The output of the first stage decimator is a block of N*K
PCM values,
where N
is the number of microphones and K
is the second stage
decimation factor. This is just enough samples to produce one output sample from
the second stage decimator.
The resulting sample is vector-valued (one element per channel) and has a sample
time corresponding to 32*K
PDM clock periods. Using the reference filters
and a 3.072 MHz PDM clock, the output sample rate is 16 kHz.
See Decimator Stages for further details.
Step 4: Post-Processing#
After second stage decimation, the resulting sample goes to post-processing where two (optional) post-processing steps are available.
The first is a simple IIR filter, called DC Offset Elimination, which seeks to ensure each output channel tends to approach zero mean. DC Offset Elimination can be disabled if not desired. See Sample Filters for further details.
The second post-processing step is framing, where instead of signaling each
sample of audio to subsequent processing stages one at a time, samples can be
aggregated and transferred to subsequent processing stages as non-overlapping
blocks. The size of each frame is configurable (down to 1
sample per frame,
where framing is functionally disabled).
Finally, the sample or frame is transmitted over a channel from the mic array module to the next stage of the processing pipeline.

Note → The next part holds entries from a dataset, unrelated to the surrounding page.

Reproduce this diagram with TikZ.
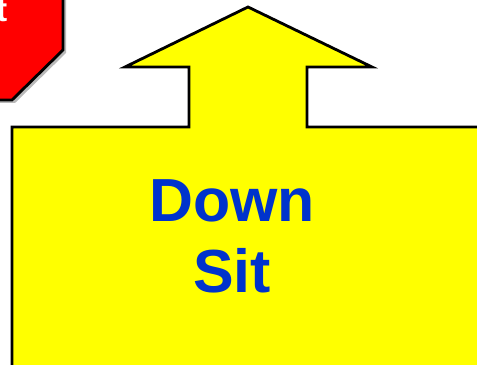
\documentclass[tikz,border=0pt]{standalone}
\usepackage{fontspec}
\setmainfont{Liberation Sans}
\definecolor{signred}{RGB}{255, 0, 0}
\definecolor{signyellow}{RGB}{255, 255, 0}
\definecolor{signblue}{RGB}{0, 51, 204}

\begin{document}
\begin{tikzpicture}[x=0.01cm, y=-0.01cm]
        \useasboundingbox (0,0) rectangle (477,365);
        \clip (0,0) rectangle (477,365);

        % Stop sign (cut off)
        \fill[gray!55] (-40,-10) -- (66,-10) -- (66,53) -- (15,103) -- (-40,103) -- cycle;
        \draw[thick, fill=signred] (-40,-10) -- (63,-10) -- (63,50) -- (12,100) -- (-40,100) -- cycle;
        \node[anchor=base east, inner sep=0pt, text=white, font=\bfseries\fontsize{9.5}{11}\selectfont] (stoptext) at (8,22) {t};

        % Up arrow
        \draw[thick, fill=signyellow] (12,380) -- (12,127) -- (189,127) -- (189,67) -- (125,67) -- (248,7)
            -- (372,67) -- (307,67) -- (307,127) -- (500,127) -- (500,380) -- cycle;

        % Labels
        \node[anchor=base, inner sep=0pt, text=signblue, font=\bfseries\fontsize{17.3}{20}\selectfont] (down) at (232,222) {Down};
        \node[anchor=base, inner sep=0pt, text=signblue, font=\bfseries\fontsize{17.3}{20}\selectfont] (sit) at (232,293) {Sit};
    \end{tikzpicture}
\end{document}
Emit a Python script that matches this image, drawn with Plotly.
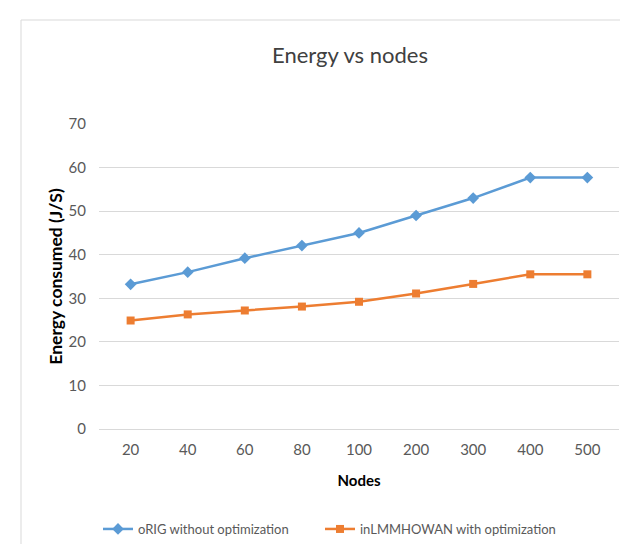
import plotly.graph_objects as go

nodes = ["20", "40", "60", "80", "100", "200", "300", "400", "500"]
orig_energy = [33.2, 36.0, 39.2, 42.1, 45.0, 49.0, 53.0, 57.7, 57.7]
inl_energy = [24.9, 26.3, 27.2, 28.1, 29.2, 31.1, 33.3, 35.5, 35.5]
series_names = ["oRIG without optimization", "inLMMHOWAN with optimization"]
y_ticks = [0, 10, 20, 30, 40, 50, 60, 70]

W, H = 628, 544
L, R, T, B = 91, 17, 116, 123
pw, ph = W - L - R, H - T - B

def px_x(p):
    return (p - L) / pw

def px_y(p):
    return (H - B - p) / ph

FONT = "Lato"
fig = go.Figure()
fig.add_trace(go.Scatter(x=nodes, y=orig_energy, name=series_names[0], mode="lines+markers",
                         line=dict(color="#5B9BD5", width=2.5),
                         marker=dict(symbol="diamond", size=9, color="#5B9BD5"), legend="legend"))
fig.add_trace(go.Scatter(x=nodes, y=inl_energy, name=series_names[1], mode="lines+markers",
                         line=dict(color="#ED7D31", width=2.5),
                         marker=dict(symbol="square", size=8, color="#ED7D31"), legend="legend2"))

leg_common = dict(orientation="h", xref="container", yref="container", yanchor="middle",
                  xanchor="left", font=dict(size=13, color="#595959", family=FONT),
                  itemwidth=30, bgcolor="rgba(0,0,0,0)")

fig.update_layout(
    width=W, height=H,
    margin=dict(l=L, r=R, t=T, b=B, autoexpand=False),
    paper_bgcolor="white", plot_bgcolor="white",
    font=dict(family=FONT, color="#595959", size=15),
    title=dict(text="Energy vs nodes", x=342 / W, xanchor="center", y=1 - 47 / H, yanchor="middle",
               font=dict(size=22, color="#404040", family=FONT)),
    xaxis=dict(type="category", showgrid=False, showline=True, linecolor="#d9d9d9",
               ticks="", ticklabelstandoff=7, tickfont=dict(size=15, color="#595959"), automargin=False,
               title=dict(text="<b>Nodes</b>", font=dict(size=15, color="#000000"), standoff=18)),
    yaxis=dict(range=[0, 70], tickvals=y_ticks, showgrid=True, gridcolor="#d9d9d9", gridwidth=1,
               zeroline=False, showline=False, ticks="", ticklabelstandoff=12, automargin=False,
               tickfont=dict(size=15, color="#595959"),
               title=dict(text="<b>Energy consumed (J/S)</b>", font=dict(size=17.5, color="#000000"), standoff=1)),
    legend=dict(**leg_common, x=90 / W, y=1 - 521 / H),
    legend2=dict(**leg_common, x=312 / W, y=1 - 521 / H),
    showlegend=True,
)

fig.add_shape(type="rect", xref="paper", yref="paper",
              x0=px_x(13), x1=px_x(640), y0=px_y(560), y1=px_y(12),
              line=dict(color="#d9d9d9", width=1), fillcolor="rgba(0,0,0,0)", layer="below")

fig.write_html("out.html")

Extending/Modifying Mic Array Behavior#
At the core of lib_mic_array
are several C++ class templates which are
loosely coupled and intended to be easily overridden for modified behavior. The
mic array unit itself is an object made by the composition of several smaller
components which perform well-defined roles.
For example, modifying the mic array unit to use some mechanism other than a channel to move the audio frames out of the mic array is a matter of defining a small new class encapsulating just the modified transfer behavior, and then instantiating the mic array class template with the new class as the appropriate template parameter.
With that in mind, while most applications will have no need to modify the mic array behavior, it is nevertheless designed to be easy to do so.